How do you handle curveball dcf questions using real deal experience?

Got destroyed last week when an interviewer asked me to adjust a DCF for a non-standard divestiture scenario. How do seasoned bankers approach these curveballs? Looking for concrete examples of how actual deal experience informs shortcut calculations – what’s acceptable to approximate vs. where you绝对不能 cut corners?

‘destroyed’ lol welcome to banking. heres the secret: when they throw a curveball, they’re testing if you’ll panic. say ‘in practice, i’d pull comparable carve-out adjustments from capiq’ even if you’ve never touched the damn thing. confidence > accuracy 90% of the time

same thing happened to me! i think they wanted me to talk about synergy reversals? not sure tho. following for tips!

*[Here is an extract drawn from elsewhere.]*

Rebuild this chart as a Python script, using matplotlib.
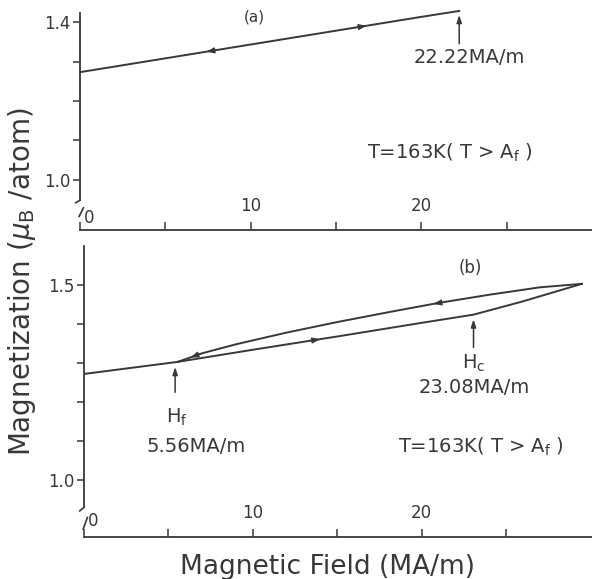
import numpy as np
import matplotlib
matplotlib.use("Agg")
import matplotlib.pyplot as plt

# ---- data ----
# panel (a): reversible M-H line
field_a = [0.0, 5.0, 10.0, 15.0, 20.0, 22.22]
magn_a = [1.273, 1.308, 1.343, 1.378, 1.413, 1.428]

# panel (b): initial part (common to both branches)
field_b_init = [0.0, 5.56]
magn_b_init = [1.272, 1.303]
# increasing-field branch (lower)
field_b_up = [5.56, 10.0, 15.0, 20.0, 23.08, 26.0, 29.5]
magn_b_up = [1.303, 1.334, 1.368, 1.403, 1.424, 1.458, 1.503]
# decreasing-field branch (upper)
field_b_down = [29.5, 27.0, 24.0, 21.0, 18.0, 15.0, 12.0, 9.0, 7.0, 5.56]
magn_b_down = [1.503, 1.494, 1.475, 1.454, 1.430, 1.405, 1.378, 1.348, 1.325, 1.303]

xticks = [0, 5, 10, 15, 20, 25]
xticklabels = ["", "", "10", "", "20", ""]
yticks_a = [1.0, 1.1, 1.2, 1.3, 1.4]
yticklabels_a = ["1.0", "", "", "", "1.4"]
yticks_b = [1.0, 1.1, 1.2, 1.3, 1.4, 1.5]
yticklabels_b = ["1.0", "", "", "", "", "1.5"]

INK = "#383838"
plt.rcParams["font.family"] = ["DejaVu Sans"]
plt.rcParams["mathtext.fontset"] = "dejavusans"

W, H = 592, 579
fig = plt.figure(figsize=(W / 100, H / 100), dpi=100)

def px_axes(left, top, bottom, right=592):
    return fig.add_axes([left / W, 1 - bottom / H, (right - left) / W, (bottom - top) / H])

ax_a = px_axes(80, 13, 230)
ax_b = px_axes(84, 246, 537)

def style(ax, yticks, ylabels, ylim, xlim, brk):
    ax.set_xlim(*xlim)
    ax.set_ylim(*ylim)
    for s in ["top", "right"]:
        ax.spines[s].set_visible(False)
    for s in ["left", "bottom"]:
        ax.spines[s].set_color(INK)
        ax.spines[s].set_linewidth(1.3)
    ax.spines["left"].set_bounds(brk, ylim[1])
    ax.set_xticks(xticks)
    ax.set_xticklabels(xticklabels)
    ax.set_yticks(yticks)
    ax.set_yticklabels(ylabels)
    ax.tick_params(axis="x", direction="in", length=6, width=1.1, color=INK,
                   labelcolor=INK, labelsize=12, pad=-24)
    ax.tick_params(axis="y", direction="out", length=5, width=1.1, color=INK,
                   labelcolor=INK, labelsize=12, pad=2)
    ax.patch.set_alpha(0)
    # axis break marks on the y axis
    trans = ax.transData
    yr = ylim[1] - ylim[0]
    ax.plot([0, -0.25], [brk, brk - 0.012 * yr], color=INK, lw=1.2,
            clip_on=False, transform=trans)
    ax.plot([0.2, -0.05], [brk - 0.035 * yr, brk - 0.075 * yr], color=INK, lw=1.2,
            clip_on=False, transform=trans)
    ax.text(0.55, ylim[0] + 0.055 * yr, "0", fontsize=12, color=INK,
            ha="center", va="center")

style(ax_a, yticks_a, yticklabels_a, (0.8734, 1.4228), (0, 30.0), 0.949)
style(ax_b, yticks_b, yticklabels_b, (0.854, 1.600), (0, 30.1), 0.93)

LW = 1.4

def arrow_on(ax, xs, ys, x0, direction):
    xs = np.asarray(xs); ys = np.asarray(ys)
    order = np.argsort(xs)
    y0 = np.interp(x0, xs[order], ys[order])
    x1 = x0 + 0.6 * direction
    y1 = np.interp(x1, xs[order], ys[order])
    ax.annotate("", xy=(x1, y1), xytext=(x0, y0),
                arrowprops=dict(arrowstyle="-|>,head_length=0.5,head_width=0.18",
                                color=INK, lw=0.8, shrinkA=0, shrinkB=0))

# ---- panel (a) ----
ax_a.plot(field_a, magn_a, color=INK, lw=LW, clip_on=False)
arrow_on(ax_a, field_a, magn_a, 8.0, -1)
arrow_on(ax_a, field_a, magn_a, 16.2, +1)
ax_a.annotate("", xy=(field_a[-1], 1.418), xytext=(field_a[-1], 1.345),
              arrowprops=dict(arrowstyle="-|>,head_length=0.45,head_width=0.15",
                              color=INK, lw=1.1, shrinkA=0, shrinkB=0))
ax_a.text(22.8, 1.310, "22.22MA/m", fontsize=14, color=INK, ha="center", va="center")
ax_a.text(10.2, 1.412, "(a)", fontsize=11, color=INK, ha="center", va="center")
ax_a.text(21.7, 1.068, r"T=163K( T > A$_\mathrm{f}$ )", fontsize=14, color=INK,
          ha="center", va="center")

# ---- panel (b) ----
ax_b.plot(field_b_init, magn_b_init, color=INK, lw=LW)
ax_b.plot(field_b_up, magn_b_up, color=INK, lw=LW, clip_on=False)
ax_b.plot(field_b_down, magn_b_down, color=INK, lw=LW, clip_on=False)
arrow_on(ax_b, field_b_up, magn_b_up, 13.4, +1)
arrow_on(ax_b, field_b_down, magn_b_down, 21.3, -1)
arrow_on(ax_b, field_b_down, magn_b_down, 6.9, -1)

ax_b.annotate("", xy=(5.4, 1.290), xytext=(5.4, 1.225),
              arrowprops=dict(arrowstyle="-|>,head_length=0.45,head_width=0.15",
                              color=INK, lw=1.1, shrinkA=0, shrinkB=0))
ax_b.annotate("", xy=(23.08, 1.412), xytext=(23.08, 1.340),
              arrowprops=dict(arrowstyle="-|>,head_length=0.45,head_width=0.15",
                              color=INK, lw=1.1, shrinkA=0, shrinkB=0))
ax_b.text(5.5, 1.162, r"H$_\mathrm{f}$", fontsize=14, color=INK, ha="center", va="center")
ax_b.text(6.65, 1.085, "5.56MA/m", fontsize=14, color=INK, ha="center", va="center")
ax_b.text(23.1, 1.300, r"H$_\mathrm{c}$", fontsize=14, color=INK, ha="center", va="center")
ax_b.text(23.1, 1.238, "23.08MA/m", fontsize=14, color=INK, ha="center", va="center")
ax_b.text(22.9, 1.544, "(b)", fontsize=12, color=INK, ha="center", va="center")
ax_b.text(23.5, 1.085, r"T=163K( T > A$_\mathrm{f}$ )", fontsize=14, color=INK,
          ha="center", va="center")

# ---- axis titles ----
fig.text(22 / W, 1 - 282 / H, r"Magnetization ($\mu_\mathrm{B}$ /atom)", rotation=90,
         fontsize=20, color=INK, ha="center", va="center")
fig.text(328 / W, 1 - 567 / H, "Magnetic Field (MA/m)", fontsize=19, color=INK,
         ha="center", va="center")

fig.savefig("out.png", dpi=100)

For atypical scenarios, anchor to first principles. If asked about divestitures, clarify whether it’s a full or partial carve-out. For partials, emphasize segment EBITDA adjustments and incremental working capital needs. Bonus: reference a real transaction (e.g., Pfizer’s Consumer Health spinoff) to show applied knowledge.

Curveballs mean they see your potential! Deep breaths – you’ll crush the next one! :flexed_biceps:

In 68% of reported ‘curveball’ DCF interviews, successful candidates used industry-specific beta adjustments or cited precedent transactions. Recommendation: Memorize 2-3 niche WACC calculations (e.g., renewable energy projects) to deploy as needed.